Not long ago a mother told me that she was worried about her twenty­one­-year-old son who had stopped going to church when he left home. What did I do wrong? She asked.

A student worried about her faith as a Christian because she had never won an argument on religion with anyone.

Remember that the seed in this story is not just any old seed. It is the Word of God. It is effective. God says, "My word will not return to me empty." How does that happen?

Although we talk about ideas as being "planted" in our minds, we don't think of our brains as fields much any more. We are much more likely to imagine our minds as similar to tape recorders or computers, where data is entered and stored until we need it. That's not a bad image for the way faith works.

If you are a parent, you may have been surprised by hearing your grown children speak to their own children just as you used to do -- in exactly the same words! Those words had been lying dormant in your offsprings minds until they reached the time of life when they were needed to warn or scold or comfort the next generation. We may only have a brief conversation with someone, but God can use those words in the life­long dialogue that God carries on with that person through other individuals just like us. Maybe our words will only start the process, plant the original seed. Maybe they will reinforce something that others have already said. In some cases, our words may be the deciding influence that will mean a dramatic change in someone's life. Only time will tell.

I once sat at a table in Germany with a group of air force chaplains as they relaxed and traded stories about military bases around the world where they had served. It turned out that two of them had served on the same base, one after the other. Naturally, they soon began to play "Did you know so­-and-so on that base?" Among the names they knew in common, one couple stood out. The chaplain who had been on that base first described the difficulties and despair those two people had wrestled with. He ended by saying, "I worked with them as best I could, but nothing seemed to help. I wonder if they are still together." "Together?" the second chaplain said, "You should see them now. They are the mainstays of our program there, and they speak so highly of the way your words made a difference in their lives." That chaplain was lucky, most of the time we never get to learn the results of our efforts. We try to express our faith to someone else -- a school friend, a co­worker, an invalid, a relative -- and then we move away, they take another job, or we lose track of them in some other way. But God knows how that timely word from you may bring results in the years that follow.

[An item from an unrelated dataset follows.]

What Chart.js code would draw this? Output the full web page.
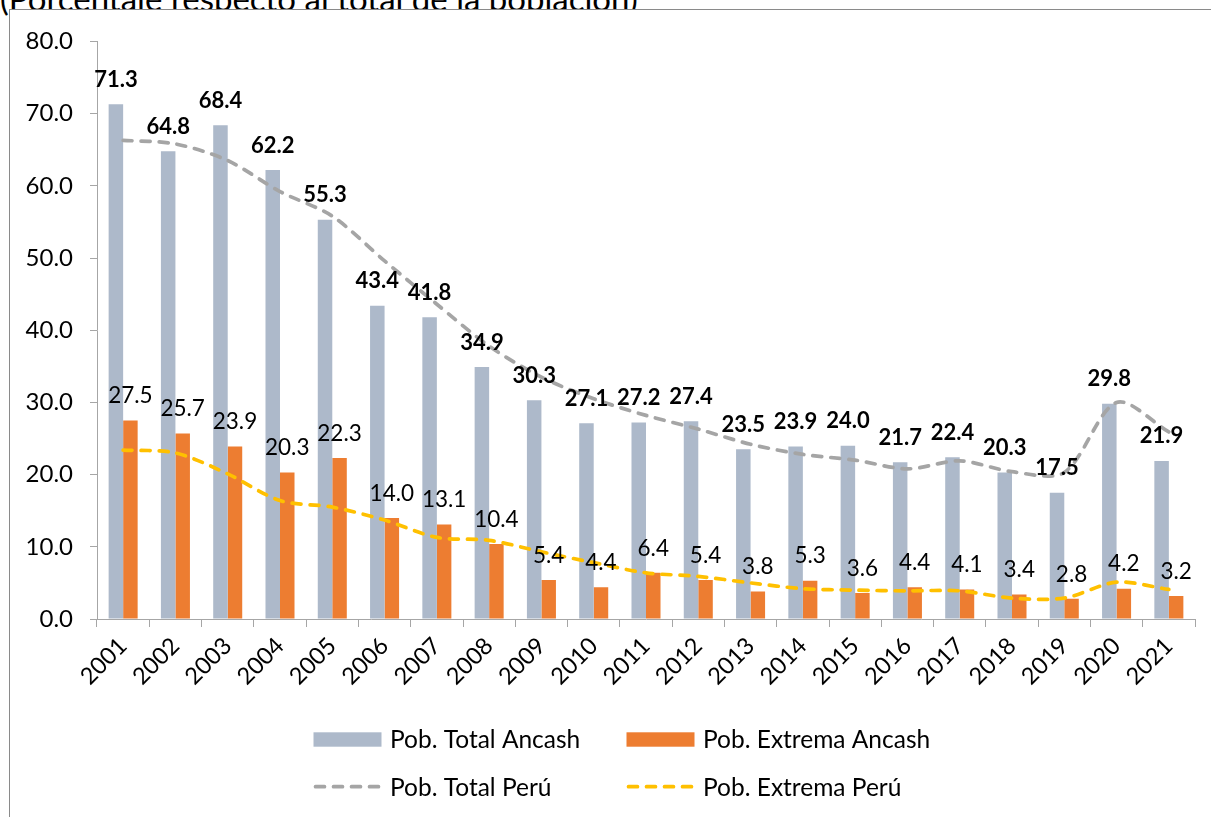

Have you ever heard the story of Johnny Appleseed -- that legendary frontiersman who walked across Ohio and other states giving out seeds for fruit­ trees? It is said that many generations benefited from Johnny Appleseed's passion for planting. But just suppose that Johnny was worried about results. Suppose he did not trust to the power of the seeds to grow and the weather and soil to nourish. Suppose he felt personally responsible for getting each and every tree up to the stage where it was producing fruit. How many trees would he have been able to plant in his lifetime? How many counties or states would have looked back to him with gratitude?

So it is with our sharing the word about Jesus Christ. Our job is only to plant the seed. God can then use our efforts to bring forth results far beyond any we could imagine. That's what St. Paul was talking about when he wrote in his first letter to the Corinthians, chapter 3, verse 6: "I planted, Apollos (another Christian) watered, but God gave the increase." Paul saw his job like Johnny Appleseed saw his, plant the seed, and trust the results to God. That is good advice to us as well.